Project: St George’s College
Client: Blenheim House Construction Ltd
Location: Weybridge, Surrey, UK
Archway Green were commissioned by Blenheim House Construction Ltd to complete the soft landscaping for a new build development at the prestigious Surrey independent school St George’s College, Weybridge. The combined college and junior school grounds cover well over100 acres of land, including a fine expanse of woodland in addition to an exceptional range of first-class facilities for sports and athletics. The bespoke activity centre is a modern and architecturally distinctive building which adds interest and further distinction to the college’s buildings, which seamlessly mix tradition and modernity. Blenheim House Construction are renowned for proactively introducing new technologies and modern construction techniques whilst retaining traditional craftsmanship skills, and Archway Green share their passion for the best of both old and new.
Blenheim House Construction Ltd were the landscapers for the development of a new, state-of-the-art activity centre at St George’s College, Weybridge. Archway Green were employed to landscape the surrounding green spaces, including an imposing frontage with a formal approach and elegant beds to harmonise with the sophisticated new building, which boasts a graceful curved roof and extensive glazing. In addition, naturalistic surrounding areas were planted, in keeping with the wider college environment, which includes much native woodland.
Due to the contours of the environment, the new activity centre was sunk into the ground, making it a challenging and interesting space to work with. Archway Green aimed to strike a balance between formal and informal design elements in the soft landscaping design, so as to do justice to both the magnificence and modernity of the new building, and the heritage of the college and its historic properties.
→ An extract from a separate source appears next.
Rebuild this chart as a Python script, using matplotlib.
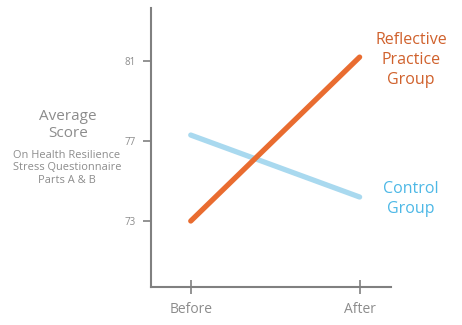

A spectacular frontage was created with the use of pleached hornbeam trees. Having been grown on a frame, the resultant canopies, shaped to create a slim screening effect, are both dramatic and distinguished.
Splendid borders and substantial beds surrounded the accessible sides of the building on each floor. These were filled with a variety of stunning ornamentals, shrubs, plants and grasses to create a feast of colour and texture throughout the year. From the glossy deep purple foliage of Ajuga reptans ‘Braunherz’ to the attractive grey-green leaves and vivid pink flowers of Hylotelephium spectabile ‘Brilliant’, Archway Green carefully selected complementary and sensory plants. Salvia officinalis ‘Purpurascens’ and Lavandula angustifolia ‘Hidcote’ were among the native plants with wonderful aromas. Ornamental grasses such as the feathery pink-tinged Miscanthus sinensis ‘Flamingo’ and the shimmering silver Deschampsia cespitosa ‘Goldtau’ had a softening effect, bridging the contrast between formality and informality.
The building is faced by a gently sloping hill on one side. Archway Green seeded the slope so as to create a stunning textured landscape as both an attractive feature and to attract wildlife. Allium sphaerocephalon (round-headed garlic), with its wonderful upright purplish blooms, stunning delicate Iris ‘Perry’s Blue’ (Sib) and dainty-blossomed Achillea millefolium (common yarrow) were among the wildflowers planted from seed or bulb.
Saplings were also planted in this bower of delight, as were ornamental specimens in the beds and other semi-mature trees in keeping with the surrounding woodland. Of these one of the most beautiful must be Amelanchier x grandiflora ‘Autumn Brilliance’ or Juneberry, which offers delicate white spring flowers and bronze leaves, attractive summer berries which are excellent for garden birds, and reddish autumnal foliage.
A rain garden was also installed at the back of the building to improve the water quality by filtering pollutants and alleviate stormwater drainage.
The Activity Centre opened in October 2019, to great acclaim, and the building is unquestionably enhanced by its architectural planting.
The eye-catching highlight of the soft landscaping works is undoubtedly the planting of 11 pleached Carpinus betulus lining the main approach to the building. Pleaching was a characteristic tool of 17th- and 18th-century garden design, training canopies into a slim, narrow shape that provides elegant and effective screening. Their use creates a modern and striking aesthetic with pleasing echoes of tradition. Around these, the formal beds are rich in texture and colour from the many stunning complementary shrubs.
The beautiful ornamental Liquidambar styraciflua (sweet gum) gave instant impact with a root-ball girth of 18-20cm, and will give joy for years to come with its spectacular, long-lasting autumn foliage of fiery oranges, reds and purples.
The saplings on the wildflower slope and other semi-mature trees, too, will continue to mature, blending with the wonderful woodland grounds and the other natural features, including the River Bourne. A variety of saplings and semi-mature trees were planted, including five Acer davidii (Père David’s maple), two Tilia cordata (small-leaved lime) and 4 betula nigra (river birch) – the latter ideal for a river landscape. The Chertsey Branch of the Bourne enters the college grounds in the north-western corner and the Addlestone Branch from the south-east. The two rivers meet in the north-east of the grounds before flowing northwards into the River Thames at Addlestone. Archway Green is proud to have contributed to such a stunning environment which future generations of scholars – and wildlife! – can cultivate and enjoy.